Start of Raw data

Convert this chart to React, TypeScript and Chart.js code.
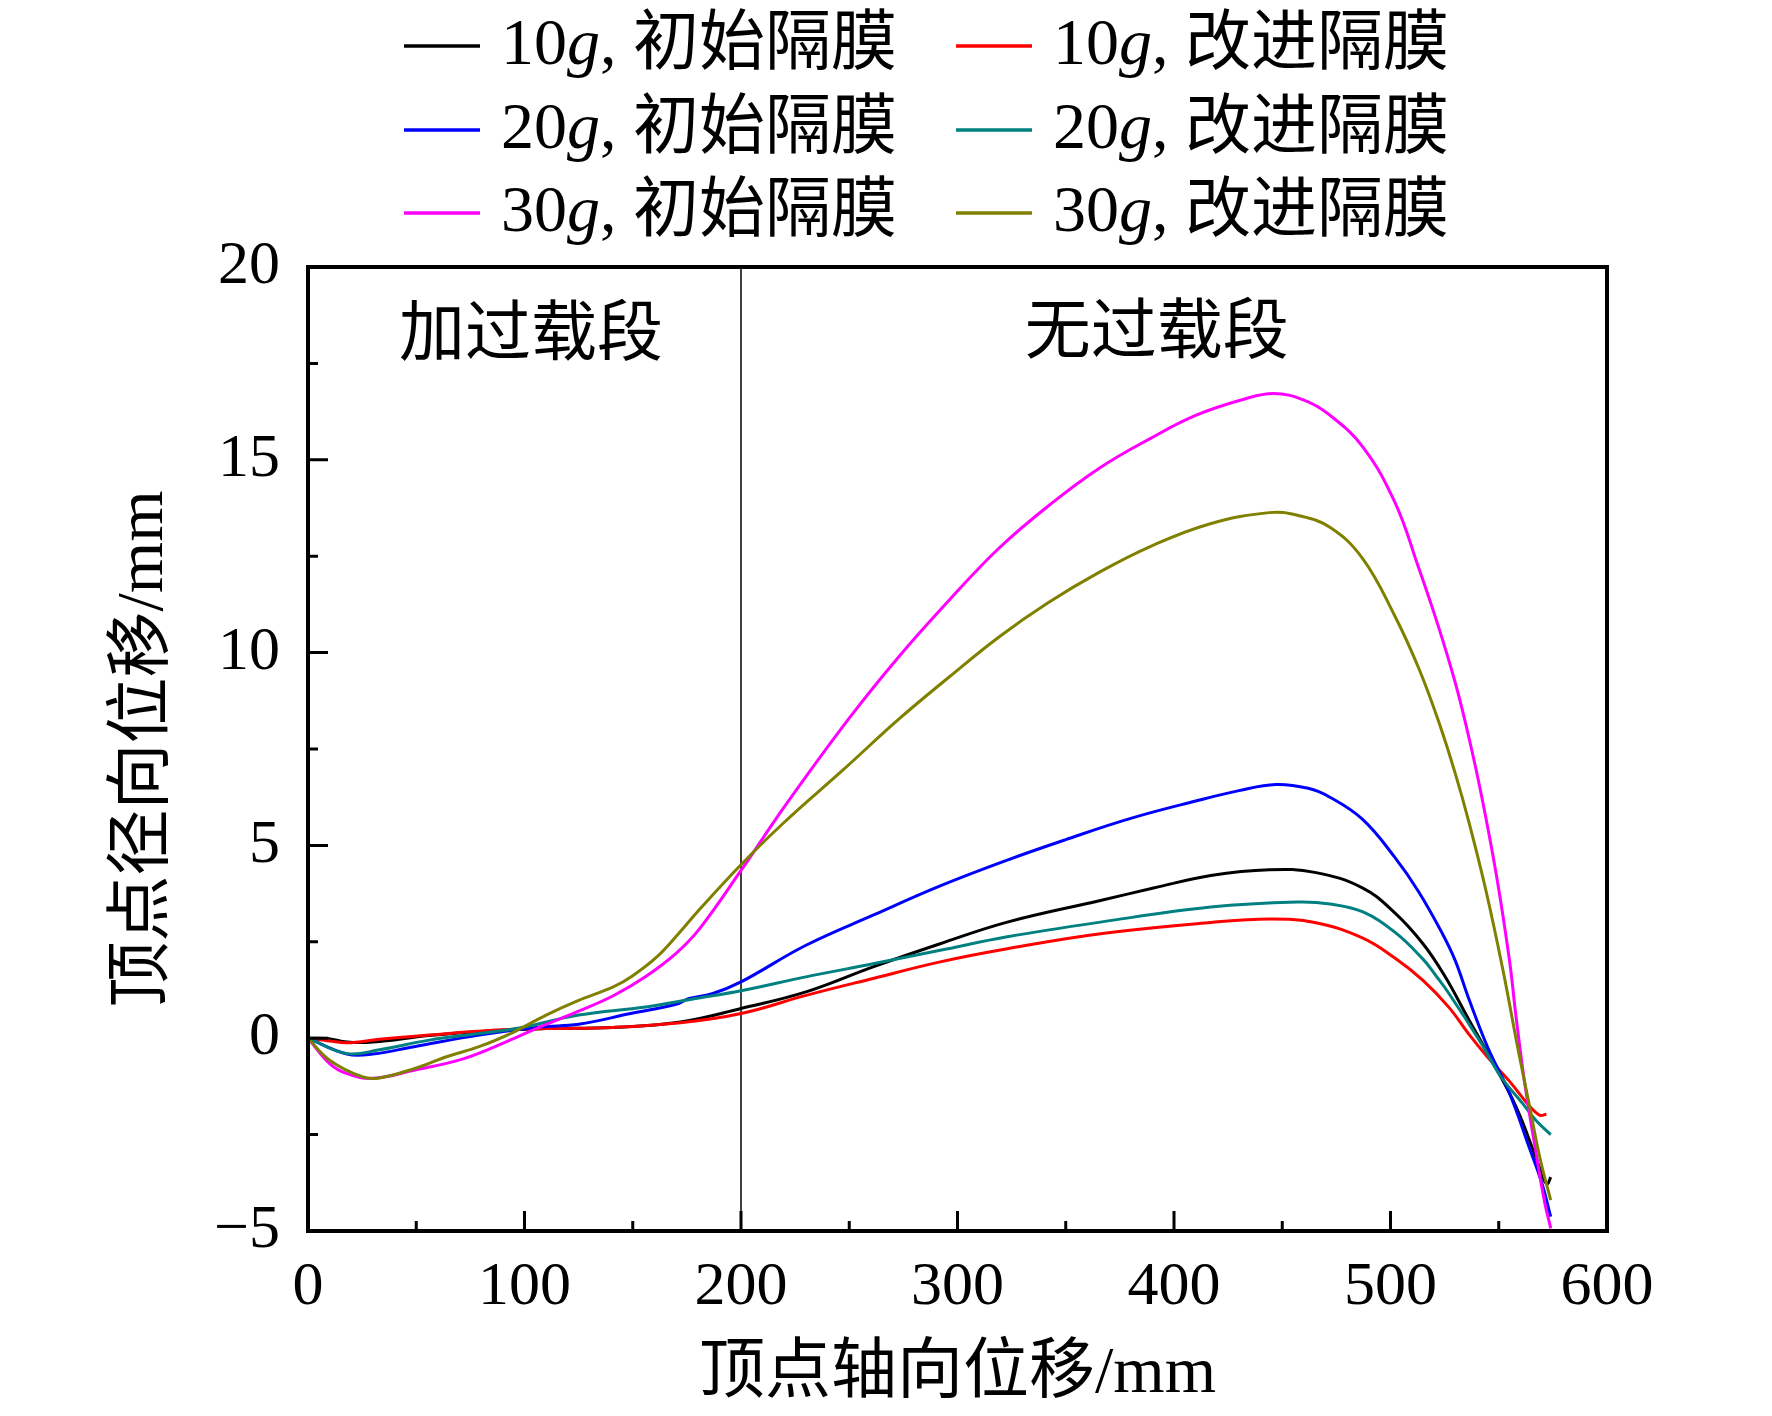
import { useEffect, useRef } from 'react';
import { Chart, registerables } from 'chart.js';

Chart.register(...registerables);

const SERIF = '"Liberation Serif", "Times New Roman", "Noto Sans CJK SC", serif';

// axis ticks
const xTicks = [0, 100, 200, 300, 400, 500, 600];
const xMinorTicks = [50, 150, 250, 350, 450, 550];
const yTicks = [-5, 0, 5, 10, 15, 20];
const yMinorTicks = [-2.5, 2.5, 7.5, 12.5, 17.5];

const xTitle = '顶点轴向位移/mm';
const yTitle = '顶点径向位移/mm';
const zoneLabels = ['加过载段', '无过载段'];
const zoneSplit = 200;

const seriesLabels = [
  '10g, 初始隔膜', '10g, 改进隔膜',
  '20g, 初始隔膜', '20g, 改进隔膜',
  '30g, 初始隔膜', '30g, 改进隔膜',
];
const seriesColors = ['#000000', '#ff0000', '#0000ff', '#008080', '#ff00ff', '#808000'];

// 10g, 初始隔膜
const x10a = [0, 9, 18, 30, 56, 87, 110, 141, 172, 200, 230, 261, 292, 323, 366, 391, 417, 444, 465, 487, 502, 515, 525, 536, 547, 558, 567, 571, 572.5, 574];
const y10a = [0, -0.01, -0.1, -0.1, 0.07, 0.2, 0.25, 0.28, 0.42, 0.77, 1.2, 1.85, 2.45, 3.01, 3.57, 3.9, 4.22, 4.37, 4.3, 3.9, 3.25, 2.45, 1.62, 0.5, -0.6, -1.78, -3.07, -3.68, -3.78, -3.6];

// 10g, 改进隔膜
const x10b = [0, 10, 18, 33, 56, 87, 110, 141, 172, 200, 230, 261, 292, 323, 366, 417, 444, 465, 487, 502, 515, 527, 536, 545, 555, 564, 569, 572];
const y10b = [0, -0.07, -0.12, -0.03, 0.08, 0.21, 0.25, 0.28, 0.4, 0.64, 1.11, 1.55, 1.98, 2.32, 2.71, 3.0, 3.09, 3.0, 2.6, 2.08, 1.5, 0.8, 0.12, -0.5, -1.12, -1.75, -2.0, -1.97];

// 20g, 初始隔膜
const x20a = [0, 18, 30, 49, 79, 107, 125, 149, 170, 176, 187, 200, 230, 261, 292, 323, 350, 380, 410, 430, 447, 462, 472, 487, 502, 513, 524, 530, 536, 545, 555, 564, 570, 574];
const y20a = [0, -0.41, -0.41, -0.22, 0.08, 0.29, 0.36, 0.64, 0.88, 1.03, 1.16, 1.46, 2.41, 3.19, 3.95, 4.62, 5.15, 5.7, 6.15, 6.42, 6.58, 6.48, 6.25, 5.68, 4.69, 3.8, 2.71, 2.0, 1.05, -0.25, -1.43, -2.82, -3.77, -4.63];

// 20g, 改进隔膜
const x20b = [0, 18, 33, 56, 79, 99, 125, 156, 179, 200, 230, 261, 292, 323, 366, 417, 457, 472, 487, 502, 515, 521, 527, 542, 551, 561, 567, 574];
const y20b = [0, -0.4, -0.3, -0.05, 0.12, 0.28, 0.6, 0.81, 1.03, 1.23, 1.59, 1.93, 2.28, 2.63, 3.01, 3.4, 3.53, 3.48, 3.28, 2.75, 2.05, 1.62, 1.16, -0.14, -1.0, -1.69, -2.12, -2.5];

// 30g, 初始隔膜
const x30a = [0, 10, 18, 30, 49, 72, 95, 107, 125, 141, 156, 170, 181, 200, 220, 250, 273, 296, 319, 343, 366, 389, 410, 431, 446, 460, 471, 487, 502, 513, 522, 530, 536, 542, 549, 555, 558, 562, 567, 571, 574];
const y30a = [0, -0.66, -0.92, -1.04, -0.83, -0.53, -0.01, 0.29, 0.7, 1.1, 1.6, 2.2, 2.85, 4.35, 6.0, 8.3, 9.9, 11.35, 12.7, 13.85, 14.8, 15.55, 16.15, 16.55, 16.72, 16.55, 16.2, 15.35, 13.9, 12.2, 10.7, 9.2, 7.85, 6.3, 4.2, 2.0, 0.55, -1.17, -2.9, -4.2, -4.93];

// 30g, 改进隔膜
const x30b = [0, 10, 25, 33, 49, 64, 79, 95, 110, 125, 141, 150, 161, 171, 181, 200, 220, 247, 273, 296, 319, 342, 366, 389, 416, 444, 457, 472, 487, 502, 513, 522, 530, 536, 544, 552, 559, 564, 569, 574];
const y30b = [0, -0.57, -1.0, -1.03, -0.79, -0.48, -0.22, 0.16, 0.6, 0.98, 1.33, 1.62, 2.1, 2.7, 3.35, 4.5, 5.6, 6.95, 8.28, 9.36, 10.4, 11.3, 12.1, 12.75, 13.33, 13.63, 13.56, 13.25, 12.45, 10.95, 9.6, 8.25, 6.85, 5.65, 3.85, 1.75, -0.31, -1.7, -3.1, -4.2];

const seriesX = [x10a, x10b, x20a, x20b, x30a, x30b];
const seriesY = [y10a, y10b, y20a, y20b, y30a, y30b];

// legend placement (canvas px)
const LEGEND_COL_X = [404, 956];
const LEGEND_ROW_Y = [46, 130, 213];

const decorPlugin = {
  id: 'decor',
  beforeDatasetsDraw(chart: any) {
    const { ctx, chartArea: a, scales } = chart;
    const px = scales.x.getPixelForValue(zoneSplit);
    ctx.save();
    ctx.strokeStyle = '#000';
    ctx.lineWidth = 1.5;
    ctx.beginPath();
    ctx.moveTo(px, a.top);
    ctx.lineTo(px, a.bottom);
    ctx.stroke();
    ctx.restore();
  },
  afterDatasetsDraw(chart: any) {
    const { ctx, chartArea: a, scales } = chart;
    ctx.save();
    ctx.strokeStyle = '#000';
    ctx.lineWidth = 3;
    ctx.beginPath();
    // inward ticks, bottom axis
    for (const v of xTicks) {
      const p = scales.x.getPixelForValue(v);
      ctx.moveTo(p, a.bottom); ctx.lineTo(p, a.bottom - 20);
    }
    for (const v of xMinorTicks) {
      const p = scales.x.getPixelForValue(v);
      ctx.moveTo(p, a.bottom); ctx.lineTo(p, a.bottom - 10);
    }
    // inward ticks, left axis
    for (const v of yTicks) {
      const p = scales.y.getPixelForValue(v);
      ctx.moveTo(a.left, p); ctx.lineTo(a.left + 20, p);
    }
    for (const v of yMinorTicks) {
      const p = scales.y.getPixelForValue(v);
      ctx.moveTo(a.left, p); ctx.lineTo(a.left + 10, p);
    }
    ctx.stroke();
    ctx.lineWidth = 4;
    ctx.strokeRect(a.left, a.top, a.right - a.left, a.bottom - a.top);
    ctx.restore();
  },
  afterDraw(chart: any) {
    const { ctx, scales } = chart;
    ctx.save();
    ctx.fillStyle = '#000';
    ctx.textBaseline = 'middle';

    // zone captions
    ctx.textAlign = 'center';
    ctx.font = `66px ${SERIF}`;
    ctx.fillText(zoneLabels[0], scales.x.getPixelForValue(103), scales.y.getPixelForValue(18.18));
    ctx.fillText(zoneLabels[1], scales.x.getPixelForValue(392), scales.y.getPixelForValue(18.22));

    // legend, two columns
    ctx.textAlign = 'left';
    seriesLabels.forEach((label, i) => {
      const lx = LEGEND_COL_X[i % 2];
      const ly = LEGEND_ROW_Y[Math.floor(i / 2)];
      ctx.strokeStyle = seriesColors[i];
      ctx.lineWidth = 3.5;
      ctx.beginPath();
      ctx.moveTo(lx, ly);
      ctx.lineTo(lx + 76, ly);
      ctx.stroke();
      const gi = label.indexOf('g');
      const parts: [string, boolean][] = [
        [label.slice(0, gi), false],
        ['g', true],
        [label.slice(gi + 1), false],
      ];
      let tx = lx + 97;
      for (const [t, italic] of parts) {
        ctx.font = `${italic ? 'italic ' : ''}66px ${SERIF}`;
        ctx.fillText(t, tx, ly + 1);
        tx += ctx.measureText(t).width;
      }
    });
    ctx.restore();
  },
};

export default function App() {
  const canvasRef = useRef<HTMLCanvasElement>(null);
  const chartRef = useRef<Chart | null>(null);

  useEffect(() => {
    if (!canvasRef.current) return;
    if (chartRef.current) { chartRef.current.destroy(); chartRef.current = null; }

    chartRef.current = new Chart(canvasRef.current, {
      type: 'line',
      data: {
        datasets: seriesLabels.map((label, i) => ({
          label,
          data: seriesX[i].map((x, j) => ({ x, y: seriesY[i][j] })),
          borderColor: seriesColors[i],
          backgroundColor: seriesColors[i],
          borderWidth: 3,
          pointRadius: 0,
          fill: false,
          tension: 0.4,
          order: seriesLabels.length - i,
        })),
      },
      options: {
        animation: false,
        responsive: false,
        layout: { padding: { top: 267, right: 165, bottom: 0, left: 0 } },
        plugins: {
          legend: { display: false },
          tooltip: { enabled: false },
        },
        scales: {
          x: {
            type: 'linear',
            min: 0,
            max: 600,
            afterBuildTicks: (s: any) => { s.ticks = xTicks.map(v => ({ value: v })); },
            afterFit: (s: any) => { s.height = 185; },
            grid: { display: false, drawTicks: false },
            border: { display: false },
            ticks: {
              padding: 20,
              color: '#000',
              maxRotation: 0,
              autoSkip: false,
              font: { family: SERIF, size: 62 },
            },
            title: {
              display: true,
              text: xTitle,
              color: '#000',
              font: { family: SERIF, size: 66 },
              padding: { top: 0, bottom: 2 },
            },
          },
          y: {
            type: 'linear',
            min: -5,
            max: 20,
            afterBuildTicks: (s: any) => { s.ticks = yTicks.map(v => ({ value: v })); },
            afterFit: (s: any) => { s.width = 308; },
            grid: { display: false, drawTicks: false },
            border: { display: false },
            ticks: {
              padding: 28,
              color: '#000',
              font: { family: SERIF, size: 62 },
              callback: (v: any) => (Number(v) < 0 ? '\u2212' + Math.abs(Number(v)) : String(v)),
            },
            title: {
              display: true,
              text: yTitle,
              color: '#000',
              font: { family: SERIF, size: 66 },
              padding: { top: 105, bottom: 0 },
            },
          },
        },
      },
      plugins: [decorPlugin],
    } as any);

    return () => { chartRef.current?.destroy(); chartRef.current = null; };
  }, []);

  return (
    <div style={{ position: 'fixed', left: 0, top: 0, width: 1772, height: 1416, background: '#fff' }}>
      <canvas ref={canvasRef} width={1772} height={1416} role="img" aria-label="顶点径向位移曲线" />
    </div>
  );
}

End of Raw data

◆ **Task requirements**:
From the first line of the material down to the line containing "-2.82, -3.77, -4.63];", inclusive, return each line exactly, skipping any picture.

◆ **Final result**:
Convert this chart to React, TypeScript and Chart.js code.
import { useEffect, useRef } from 'react';
import { Chart, registerables } from 'chart.js';

Chart.register(...registerables);

const SERIF = '"Liberation Serif", "Times New Roman", "Noto Sans CJK SC", serif';

// axis ticks
const xTicks = [0, 100, 200, 300, 400, 500, 600];
const xMinorTicks = [50, 150, 250, 350, 450, 550];
const yTicks = [-5, 0, 5, 10, 15, 20];
const yMinorTicks = [-2.5, 2.5, 7.5, 12.5, 17.5];

const xTitle = '顶点轴向位移/mm';
const yTitle = '顶点径向位移/mm';
const zoneLabels = ['加过载段', '无过载段'];
const zoneSplit = 200;

const seriesLabels = [
  '10g, 初始隔膜', '10g, 改进隔膜',
  '20g, 初始隔膜', '20g, 改进隔膜',
  '30g, 初始隔膜', '30g, 改进隔膜',
];
const seriesColors = ['#000000', '#ff0000', '#0000ff', '#008080', '#ff00ff', '#808000'];

// 10g, 初始隔膜
const x10a = [0, 9, 18, 30, 56, 87, 110, 141, 172, 200, 230, 261, 292, 323, 366, 391, 417, 444, 465, 487, 502, 515, 525, 536, 547, 558, 567, 571, 572.5, 574];
const y10a = [0, -0.01, -0.1, -0.1, 0.07, 0.2, 0.25, 0.28, 0.42, 0.77, 1.2, 1.85, 2.45, 3.01, 3.57, 3.9, 4.22, 4.37, 4.3, 3.9, 3.25, 2.45, 1.62, 0.5, -0.6, -1.78, -3.07, -3.68, -3.78, -3.6];

// 10g, 改进隔膜
const x10b = [0, 10, 18, 33, 56, 87, 110, 141, 172, 200, 230, 261, 292, 323, 366, 417, 444, 465, 487, 502, 515, 527, 536, 545, 555, 564, 569, 572];
const y10b = [0, -0.07, -0.12, -0.03, 0.08, 0.21, 0.25, 0.28, 0.4, 0.64, 1.11, 1.55, 1.98, 2.32, 2.71, 3.0, 3.09, 3.0, 2.6, 2.08, 1.5, 0.8, 0.12, -0.5, -1.12, -1.75, -2.0, -1.97];

// 20g, 初始隔膜
const x20a = [0, 18, 30, 49, 79, 107, 125, 149, 170, 176, 187, 200, 230, 261, 292, 323, 350, 380, 410, 430, 447, 462, 472, 487, 502, 513, 524, 530, 536, 545, 555, 564, 570, 574];
const y20a = [0, -0.41, -0.41, -0.22, 0.08, 0.29, 0.36, 0.64, 0.88, 1.03, 1.16, 1.46, 2.41, 3.19, 3.95, 4.62, 5.15, 5.7, 6.15, 6.42, 6.58, 6.48, 6.25, 5.68, 4.69, 3.8, 2.71, 2.0, 1.05, -0.25, -1.43, -2.82, -3.77, -4.63];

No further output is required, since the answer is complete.